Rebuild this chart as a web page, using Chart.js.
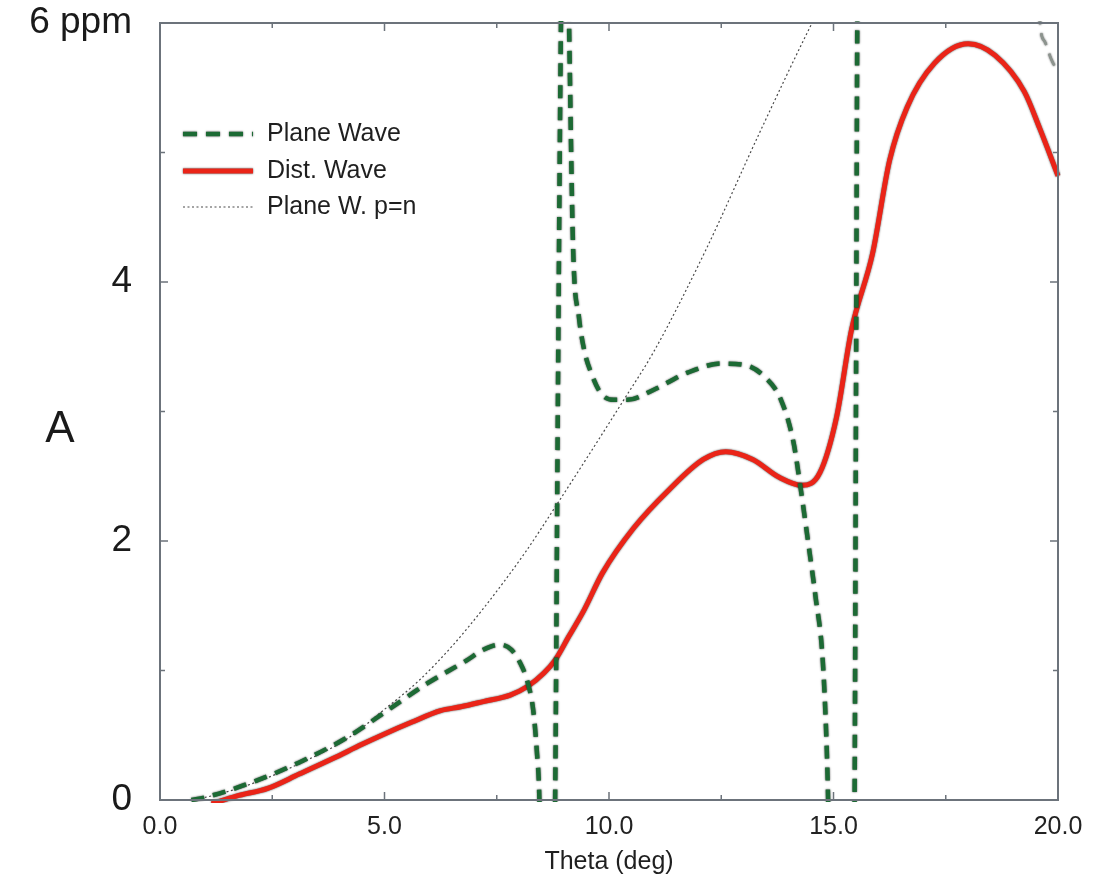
<!DOCTYPE html>
<html>
<head>
<meta charset="utf-8">
<script src="https://cdn.jsdelivr.net/npm/chart.js@4.4.1/dist/chart.umd.min.js"></script>
<style>
  html, body { margin: 0; padding: 0; background: #ffffff; }
  canvas { display: block; }
</style>
</head>
<body>
<canvas id="c" width="1098" height="877"></canvas>
<script>
// Plane Wave amplitude (with its steep excursions past the axis limits)
const planeTheta = [0.7, 1.0, 2.0, 3.1, 4.2, 5.1, 5.95, 6.84, 7.2, 7.57, 7.83, 8.02, 8.17, 8.31, 8.39, 8.45, 8.48,
  8.76, 8.8, 8.86, 8.93, 8.96,
  9.08, 9.11, 9.2, 9.33, 9.45, 9.6, 9.82, 10.11, 10.41, 11.01, 11.75, 12.5, 13.01, 13.46, 13.83, 14.11, 14.25,
  14.46, 14.6, 14.76, 14.85, 14.88, 14.91,
  15.44, 15.47, 15.5, 15.53, 15.55,
  19.56, 19.6, 19.7, 19.85, 20.0];
const planeA = [0.0, 0.02, 0.13, 0.29, 0.49, 0.70, 0.90, 1.08, 1.16, 1.20, 1.16, 1.06, 0.93, 0.70, 0.39, 0.0, -0.6,
  -0.6, 0.0, 3.0, 6.0, 6.6,
  6.6, 6.0, 4.27, 3.73, 3.47, 3.30, 3.14, 3.09, 3.09, 3.17, 3.30, 3.37, 3.36, 3.27, 3.09, 2.76, 2.45,
  1.93, 1.57, 1.08, 0.39, 0.0, -0.6,
  -0.6, 0.0, 3.0, 6.0, 6.6,
  6.6, 6.0, 5.86, 5.72, 5.62];

// Distorted Wave amplitude
const distTheta = [1.15, 1.7, 2.4, 3.1, 3.85, 4.5, 5.0, 5.6, 6.25, 6.7, 7.2, 7.8, 8.2, 8.55, 8.8, 9.1, 9.45, 9.85,
  10.55, 11.35, 12.1, 12.6, 13.2, 13.8, 14.3, 14.7, 15.07, 15.4, 15.87, 16.25, 16.64, 17.25, 18.0, 18.6, 19.25,
  19.6, 20.0];
const distA = [-0.03, 0.03, 0.09, 0.20, 0.32, 0.43, 0.51, 0.60, 0.69, 0.72, 0.76, 0.81, 0.88, 0.98, 1.08, 1.26,
  1.47, 1.75, 2.10, 2.40, 2.63, 2.69, 2.63, 2.49, 2.43, 2.53, 2.96, 3.63, 4.22, 4.94, 5.35, 5.69, 5.84, 5.75,
  5.47, 5.18, 4.82];

// Plane Wave with p = n
const pnTheta = [0.6, 1.0, 2.0, 3.1, 4.2, 5.0, 5.76, 6.51, 7.25, 8.15, 8.76, 10.33, 11.01, 12.16, 13.35, 14.55, 14.7];
const pnA = [0.0, 0.02, 0.12, 0.28, 0.48, 0.70, 0.92, 1.19, 1.50, 1.92, 2.24, 3.09, 3.47, 4.25, 5.15, 6.02, 6.12];

const seriesNames = ['Plane Wave', 'Dist. Wave', 'Plane W. p=n'];

const xTickValues = [0, 5, 10, 15, 20];
const xTickLabels = ['0.0', '5.0', '10.0', '15.0', '20.0'];
const xMinorTicks = [2.5, 7.5, 12.5, 17.5];
const yTickValues = [0, 2, 4, 6];
const yTickLabels = ['0', '2', '4', '6 ppm'];
const yMinorTicks = [1, 3, 5];
const xTitle = 'Theta (deg)';
const yTitle = 'A';

const FONT = '"Liberation Sans", Arial, Helvetica, sans-serif';
const pts = (xs, ys) => xs.map((x, i) => ({ x: x, y: ys[i] }));

// Frame, inward tick marks, upright y title and the in-plot legend
const decorations = {
  id: 'decorations',
  beforeDatasetDraw(chart, args) {
    if (args.index === 0 || args.index === 1) {
      const ctx = chart.ctx;
      ctx.save();
      ctx.shadowColor = 'rgba(0,0,0,0.75)';
      ctx.shadowBlur = 2;
    }
  },
  afterDatasetDraw(chart, args) {
    if (args.index === 0 || args.index === 1) chart.ctx.restore();
  },
  afterDatasetsDraw(chart) {
    const ctx = chart.ctx;
    const a = chart.chartArea;
    const xs = chart.scales.x, ys = chart.scales.y;
    ctx.save();
    ctx.strokeStyle = '#6c737b';
    ctx.lineWidth = 2;
    ctx.strokeRect(a.left, a.top, a.right - a.left, a.bottom - a.top);

    ctx.lineWidth = 1.5;
    ctx.strokeStyle = '#6c737b';
    const xt = xTickValues.slice(1, -1).map(v => [v, 8]).concat(xMinorTicks.map(v => [v, 5]));
    xt.forEach(([v, len]) => {
      const p = xs.getPixelForValue(v);
      ctx.beginPath();
      ctx.moveTo(p, a.bottom); ctx.lineTo(p, a.bottom - len);
      ctx.moveTo(p, a.top); ctx.lineTo(p, a.top + len);
      ctx.stroke();
    });
    const yt = yTickValues.slice(1, -1).map(v => [v, 8]).concat(yMinorTicks.map(v => [v, 5]));
    yt.forEach(([v, len]) => {
      const p = ys.getPixelForValue(v);
      ctx.beginPath();
      ctx.moveTo(a.left, p); ctx.lineTo(a.left + len, p);
      ctx.moveTo(a.right, p); ctx.lineTo(a.right - len, p);
      ctx.stroke();
    });

    // upright axis title
    ctx.fillStyle = '#1a1a1a';
    ctx.font = '44px ' + FONT;
    ctx.textAlign = 'center';
    ctx.textBaseline = 'middle';
    ctx.fillText(yTitle, 60, 430);

    // legend
    const lx0 = 183, lx1 = 253, tx = 267;
    const rows = [134, 171, 207];
    chart.data.datasets.forEach((ds, i) => {
      const y = rows[i];
      ctx.save();
      if (i < 2) { ctx.shadowColor = 'rgba(0,0,0,0.75)'; ctx.shadowBlur = 2; }
      ctx.strokeStyle = ds.borderColor;
      ctx.lineWidth = i === 2 ? 1.2 : ds.borderWidth;
      ctx.setLineDash(i === 0 ? [14, 9] : (ds.borderDash || []));
      ctx.lineCap = 'butt';
      ctx.beginPath();
      ctx.moveTo(lx0, y); ctx.lineTo(lx1, y);
      ctx.stroke();
      ctx.restore();
      ctx.fillStyle = '#1f1f1f';
      ctx.font = '25px ' + FONT;
      ctx.textAlign = 'left';
      ctx.textBaseline = 'middle';
      ctx.fillText(ds.label, tx, y);
    });
    ctx.restore();
  }
};

new Chart(document.getElementById('c'), {
  type: 'line',
  data: {
    datasets: [
      {
        label: seriesNames[0],
        data: pts(planeTheta, planeA),
        borderColor: '#1c6a34',
        borderWidth: 4.5,
        borderDash: [13, 9],
        cubicInterpolationMode: 'monotone',
        pointRadius: 0,
        clip: 2,
        segment: {
          borderColor: ctx => ctx.p0.parsed.x >= 19.5 ? '#8c948e' : undefined,
          borderWidth: ctx => ctx.p0.parsed.x >= 19.5 ? 2.5 : undefined
        }
      },
      {
        label: seriesNames[1],
        data: pts(distTheta, distA),
        borderColor: '#ea2418',
        borderWidth: 5,
        cubicInterpolationMode: 'monotone',
        pointRadius: 0,
        clip: 3
      },
      {
        label: seriesNames[2],
        data: pts(pnTheta, pnA),
        borderColor: '#4a4a4a',
        borderWidth: 1.2,
        borderDash: [2, 2.5],
        cubicInterpolationMode: 'monotone',
        pointRadius: 0,
        clip: 1
      }
    ]
  },
  options: {
    responsive: false,
    devicePixelRatio: 1,
    animation: false,
    layout: { padding: { top: 23, right: 40, left: 0, bottom: 0 } },
    plugins: { legend: { display: false }, tooltip: { enabled: false } },
    scales: {
      x: {
        type: 'linear',
        min: 0, max: 20,
        grid: { display: false, drawTicks: false },
        border: { display: false },
        afterBuildTicks: s => { s.ticks = xTickValues.map(v => ({ value: v })); },
        afterFit: s => { s.height = 77; s.paddingLeft = 0; s.paddingRight = 0; },
        ticks: {
          autoSkip: false,
          maxRotation: 0,
          padding: 12,
          color: '#222',
          font: { family: FONT, size: 25 },
          callback: v => xTickLabels[xTickValues.indexOf(v)] ?? ''
        },
        title: {
          display: true,
          text: xTitle,
          color: '#1f1f1f',
          font: { family: FONT, size: 25 },
          padding: { top: 0, bottom: 0 }
        }
      },
      y: {
        type: 'linear',
        min: 0, max: 6,
        grid: { display: false, drawTicks: false },
        border: { display: false },
        afterBuildTicks: s => { s.ticks = yTickValues.map(v => ({ value: v })); },
        afterFit: s => { s.width = 160; s.paddingTop = 0; s.paddingBottom = 0; },
        ticks: {
          autoSkip: false,
          padding: 28,
          color: '#1a1a1a',
          font: { family: FONT, size: 37 },
          callback: v => yTickLabels[yTickValues.indexOf(v)] ?? ''
        }
      }
    }
  },
  plugins: [decorations]
});
</script>
</body>
</html>
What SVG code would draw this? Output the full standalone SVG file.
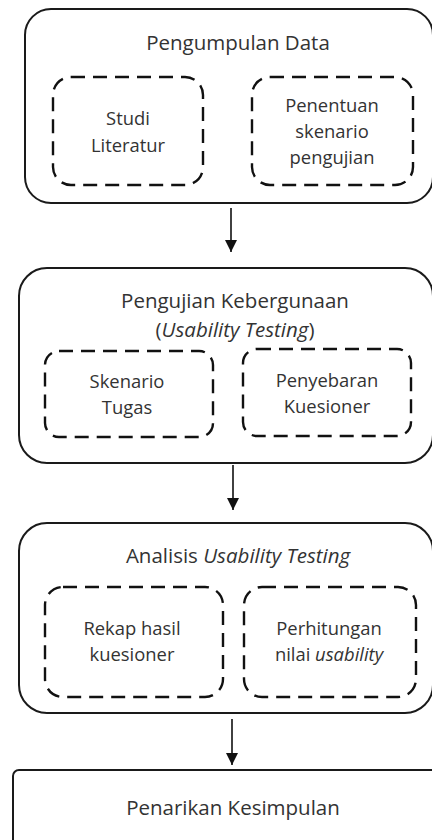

────

## [What you have to do]
Leave the pictures out and please restate exactly the lines running from the start of the material through the one with "6.6, 6.0, 5.86, 5.72, 5.62];".

## [Task output]
Rebuild this chart as a web page, using Chart.js.
<!DOCTYPE html>
<html>
<head>
<meta charset="utf-8">
<script src="https://cdn.jsdelivr.net/npm/chart.js@4.4.1/dist/chart.umd.min.js"></script>
<style>
  html, body { margin: 0; padding: 0; background: #ffffff; }
  canvas { display: block; }
</style>
</head>
<body>
<canvas id="c" width="1098" height="877"></canvas>
<script>
// Plane Wave amplitude (with its steep excursions past the axis limits)
const planeTheta = [0.7, 1.0, 2.0, 3.1, 4.2, 5.1, 5.95, 6.84, 7.2, 7.57, 7.83, 8.02, 8.17, 8.31, 8.39, 8.45, 8.48,
  8.76, 8.8, 8.86, 8.93, 8.96,
  9.08, 9.11, 9.2, 9.33, 9.45, 9.6, 9.82, 10.11, 10.41, 11.01, 11.75, 12.5, 13.01, 13.46, 13.83, 14.11, 14.25,
  14.46, 14.6, 14.76, 14.85, 14.88, 14.91,
  15.44, 15.47, 15.5, 15.53, 15.55,
  19.56, 19.6, 19.7, 19.85, 20.0];
const planeA = [0.0, 0.02, 0.13, 0.29, 0.49, 0.70, 0.90, 1.08, 1.16, 1.20, 1.16, 1.06, 0.93, 0.70, 0.39, 0.0, -0.6,
  -0.6, 0.0, 3.0, 6.0, 6.6,
  6.6, 6.0, 4.27, 3.73, 3.47, 3.30, 3.14, 3.09, 3.09, 3.17, 3.30, 3.37, 3.36, 3.27, 3.09, 2.76, 2.45,
  1.93, 1.57, 1.08, 0.39, 0.0, -0.6,
  -0.6, 0.0, 3.0, 6.0, 6.6,
  6.6, 6.0, 5.86, 5.72, 5.62];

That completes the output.